Any wader will do it is the underlayers and socks that count not just the wader material itself. Jeans and sports socks will leave you freezing in minutes. Boots upward is the way to go as these are the submerged bits of your body. I made the very same mistakes this year, my 1st year wading. I was freezing my feet off, my legs were going numb and I was faltering in the water. Neoprene kyak booties, merino wool under socks with wool socks over those, merino wool base layer, neoprene legs and jogging bottoms kept everything under the water toasty warm. it's a pain to put on and take off but by Christ it keeps those submerged bits from freezing.U will need to buy pair of neoprene waders if u intend to fish the winter plus a thermal suit thing from airflow.

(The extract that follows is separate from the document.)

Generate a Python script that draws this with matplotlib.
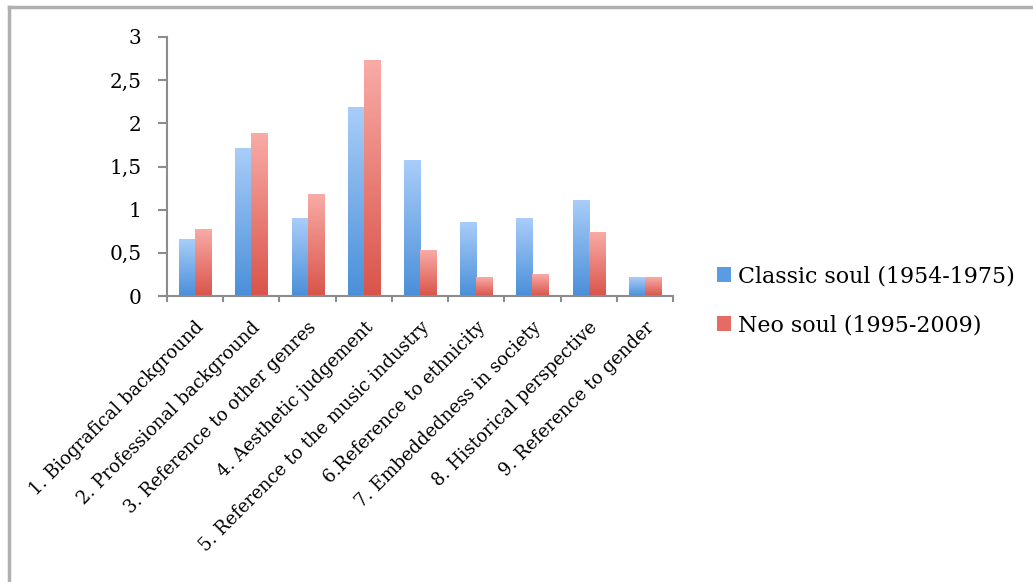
import numpy as np
import matplotlib
matplotlib.use("Agg")
import matplotlib.pyplot as plt
from matplotlib.colors import LinearSegmentedColormap
from matplotlib.lines import Line2D
from matplotlib.patches import Patch

# ---- data ----
categories = [
    "1. Biografical background",
    "2. Professional background",
    "3. Reference to other genres",
    "4. Aesthetic judgement",
    "5. Reference to the music industry",
    "6.Reference to ethnicity",
    "7. Embeddedness in society",
    "8. Historical perspective",
    "9. Reference to gender",
]
classic_soul = [0.66, 1.71, 0.90, 2.18, 1.57, 0.855, 0.90, 1.11, 0.22]
neo_soul = [0.77, 1.88, 1.17, 2.73, 0.53, 0.22, 0.25, 0.735, 0.21]
series_labels = ["Classic soul (1954-1975)", "Neo soul (1995-2009)"]
y_ticks = [0, 0.5, 1, 1.5, 2, 2.5, 3]
y_tick_labels = ["0", "0,5", "1", "1,5", "2", "2,5", "3"]

FONT = "DejaVu Serif"
AXIS_GRAY = "#8c8c8c"
plt.rcParams["font.family"] = FONT

blue_cmap = LinearSegmentedColormap.from_list("blue", ["#4a8fd9", "#a9cdf9"])
red_cmap = LinearSegmentedColormap.from_list("red", ["#d9544a", "#f9aba6"])

fig = plt.figure(figsize=(10.33, 5.82), dpi=100)
ax = fig.add_axes([167 / 1033, 1 - 296 / 582, (673 - 167) / 1033, (296 - 37) / 582])

x = np.arange(len(categories))
bar_w = 0.285


def gradient_bars(xpos, values, cmap):
    # bars are drawn empty, then filled with a vertical gradient per bar
    bars = ax.bar(xpos, values, width=bar_w, color="none", edgecolor="none")
    grad = np.linspace(0, 1, 256).reshape(-1, 1)
    for rect in bars:
        x0 = rect.get_x()
        ax.imshow(grad, extent=[x0, x0 + rect.get_width(), 0, rect.get_height()],
                  origin="lower", aspect="auto", cmap=cmap, zorder=2)
    return bars


gradient_bars(x - bar_w / 2, classic_soul, blue_cmap)
gradient_bars(x + bar_w / 2, neo_soul, red_cmap)

ax.set_xlim(-0.5, len(categories) - 0.5)
ax.set_ylim(0, 3)

# axes styling
for side in ("top", "right"):
    ax.spines[side].set_visible(False)
for side in ("left", "bottom"):
    ax.spines[side].set_color(AXIS_GRAY)
    ax.spines[side].set_linewidth(1.5)

ax.set_yticks(y_ticks, y_tick_labels, fontsize=14.5, fontfamily=FONT)
ax.tick_params(axis="y", direction="out", length=6.5, width=1.5, color=AXIS_GRAY, pad=12)

ax.set_xticks(x, categories, rotation=45, ha="right", rotation_mode="anchor",
              fontsize=13, fontfamily=FONT)
ax.set_xticks(np.arange(len(categories) + 1) - 0.5, minor=True)
ax.tick_params(axis="x", which="major", length=0, pad=16)
ax.tick_params(axis="x", which="minor", direction="out", length=4, width=1.5,
               color=AXIS_GRAY)

# legend
handles = [Patch(facecolor="#5b9be3", edgecolor="none"),
           Patch(facecolor="#e56c64", edgecolor="none")]
fig.legend(handles, series_labels, loc="center left",
           bbox_to_anchor=(697 / 1033, 1 - 301 / 582), frameon=False,
           prop={"family": FONT, "size": 15.9}, handlelength=0.65, handleheight=0.65,
           handletextpad=0.3, labelspacing=1.22)

# outer frame lines along top and left edge
frame_kw = dict(color="#b0b0b0", linewidth=2.5, transform=fig.transFigure)
fig.add_artist(Line2D([9 / 1033, 1], [1 - 7 / 582, 1 - 7 / 582], **frame_kw))
fig.add_artist(Line2D([9 / 1033, 9 / 1033], [0, 1 - 7 / 582], **frame_kw))

fig.savefig("out.png", dpi=100)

I've only fished it the once so far as reported some pages back - and I was trotting/centrepin for winter grayling - but it was certainly full of fish -although saying that I had to loosefeed quite heavily (compared to what I'm used to for grayling on the Dove) to get them going. I'm sure it would have been a lot harder on bugging gear (and harder work) but given the numbers present in most likely looking glides I'm sure it must generally produce pretty well. That was the stretch below Radyr Weir on a day ticket from Garry Evans. Quite easy wading it seemed too. I haven't managed to get down again over summer with the fly gear, but will certainly have another crack at the grayling trotting this winter when I can.After anything that sodding eats a fly. Like that taff but hard to read and the likely spots don't hold fish. Fishing the lower section. But some thing beautiful about the river that keeps dragging me back. Even if it's to catch the latest shopping trolley!
Interesting that you have said that the "dead water" above Radyr Weir is barbel territory. Can you throw anymore light on this?You can fish the left bank up to the M4, the right bank's a hassle above Radyr weir. The water down from the weir is all fairly good, frequently fished illegally, if you see anything odd phone NRW. The dead water above the weir is barbel territory, interesting to see if the work on the weir changes that, I doubt if it will though, should have blown the bloody thing up.

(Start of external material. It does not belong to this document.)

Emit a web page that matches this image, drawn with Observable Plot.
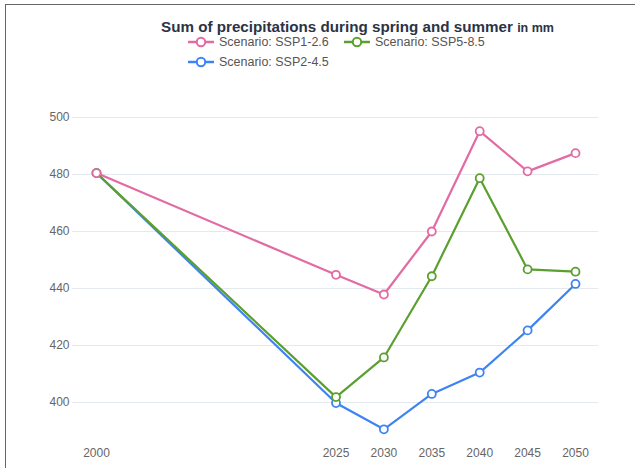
<!DOCTYPE html>
<html><head><meta charset="utf-8">
<script src="https://cdn.jsdelivr.net/npm/d3@7"></script>
<script src="https://cdn.jsdelivr.net/npm/@observablehq/plot@0.6"></script>
<style>
body{margin:0;background:#fff;font-family:"Liberation Sans",Arial,sans-serif;}
#wrap{position:relative;width:635px;height:468px;overflow:hidden;}
#frame{position:absolute;left:5px;top:4px;right:-2px;bottom:-2px;border-top:1.5px solid #666;border-left:1.5px solid #666;}
#title{position:absolute;left:0;width:715px;top:18px;text-align:center;font-weight:bold;font-size:15.2px;color:#2b3345;}
#title small{font-size:12.5px;}
.leg{position:absolute;font-size:12.5px;color:#555;display:flex;align-items:center;}
.leg svg{margin-right:5px;}
#chart{position:absolute;left:0;top:90px;}
</style></head>
<body><div id="wrap"><div id="frame"></div>
<div id="title">Sum of precipitations during spring and summer <small>in mm</small></div>
<div id="legend"></div>
<div id="chart"></div></div>
<script>
const years = [2000, 2025, 2030, 2035, 2040, 2045, 2050];
const ssp126 = [480.5, 444.8, 437.9, 460.0, 495.2, 481.1, 487.5];
const ssp245 = [480.5, 399.8, 390.6, 403.0, 410.5, 425.3, 441.6];
const ssp585 = [480.5, 401.9, 415.8, 444.3, 478.7, 446.7, 445.9];
const seriesNames = ["Scenario: SSP1-2.6", "Scenario: SSP5-8.5", "Scenario: SSP2-4.5"];
const seriesColors = ["#e26ba3", "#5b9f2f", "#3d84f2"];
const yTicks = [400, 420, 440, 460, 480, 500];

const seriesValues = {"Scenario: SSP1-2.6": ssp126, "Scenario: SSP5-8.5": ssp585, "Scenario: SSP2-4.5": ssp245};
const data = [];
for (const s of ["Scenario: SSP2-4.5", "Scenario: SSP5-8.5", "Scenario: SSP1-2.6"]) {
  years.forEach((yr, i) => data.push({series: s, year: yr, value: seriesValues[s][i]}));
}

// legend
const legPos = [[188, 35], [344, 35], [188, 55]];
const legend = document.getElementById("legend");
seriesNames.forEach((n, i) => {
  const d = document.createElement("div");
  d.className = "leg";
  d.style.left = legPos[i][0] + "px";
  d.style.top = legPos[i][1] + "px";
  d.innerHTML = `<svg width="26" height="14"><line x1="0" x2="26" y1="7" y2="7" stroke="${seriesColors[i]}" stroke-width="2.5"/><circle cx="13" cy="7" r="4.2" fill="#fff" stroke="${seriesColors[i]}" stroke-width="2"/></svg><span>${n}</span>`;
  legend.appendChild(d);
});

const chart = Plot.plot({
  width: 635,
  height: 378,
  marginLeft: 72,
  marginRight: 37,
  marginTop: 20,
  marginBottom: 26,
  style: {fontFamily: "Liberation Sans, Arial, sans-serif", fontSize: "12px", color: "#666", background: "transparent"},
  x: {domain: [2000, 2050], range: [96, 575]},
  y: {domain: [400, 500], range: [312, 27]},
  color: {domain: seriesNames, range: seriesColors},
  marks: [
    Plot.gridY(yTicks, {stroke: "#e4e8ef", strokeOpacity: 1, strokeWidth: 1}),
    Plot.axisY(yTicks, {tickSize: 0, tickPadding: 3, label: null, fill: "#666"}),
    Plot.axisX(years, {tickSize: 0, tickPadding: 6, label: null, tickFormat: d => String(d), fill: "#666"}),
    Plot.line(data, {x: "year", y: "value", z: "series", stroke: "series", strokeWidth: 2.2}),
    Plot.dot(data, {x: "year", y: "value", stroke: "series", fill: "#fff", r: 4, strokeWidth: 1.8})
  ]
});
document.getElementById("chart").appendChild(chart);
</script></body></html>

Congrats on the trout TP, a two pounder's a good fish in anyone's book, flashy wets can be very effective, I particularly like both of those, try a 3-4 mm tungsten bead hare's ear on the point to slow the swing a little, works well, the river should be perfect for that approach in a couple of days.
Many thanks for all the useful information about the Taff. I'll let you know how I get on!Quite good barbel wise particularly if you pre-bait I'm told but the chub population isn't what it was, recruitment has been hammered by the cormorants over the last ten years but despite that there are still a few big chub around.
The Glamorgan Anglers water below Radyr weir and Blackweir have the favoured barbel swims and some real beauties in double figures come out each year, not as good as the Wye or Severn perhaps but still one of Wales' best mixed fisheries. I believe Glam Ang are stocking some silver fish so perhaps the chub as well as the dace and roach will come back although I have my doubts as both the club and NRW aren't keen on built-in fish refuges. GAC don't like the effect they would have on float fishing and NRW are incredibly reluctant to engage on any discussion with regard to in-stream installations due to the flood risk they pose and as no one's shooting the cormorants I'd imagine they're very grateful for any extra fish that come their way.
Good luck with the barbel, you'll get plenty of advice from the boys at Gary Evans and the anglers you meet on the river. Haven't caught any barbel on the fly myself but I know a few people who have (accidentally). Chub on the fly in the fast deep runs on the right bank below Radyr weir are still a reasonably good bet, a gold bead hares ear with a 4 mm tungsten bead gets you down deep enough and quickly enough to stand a chance of tempting one in the autumn.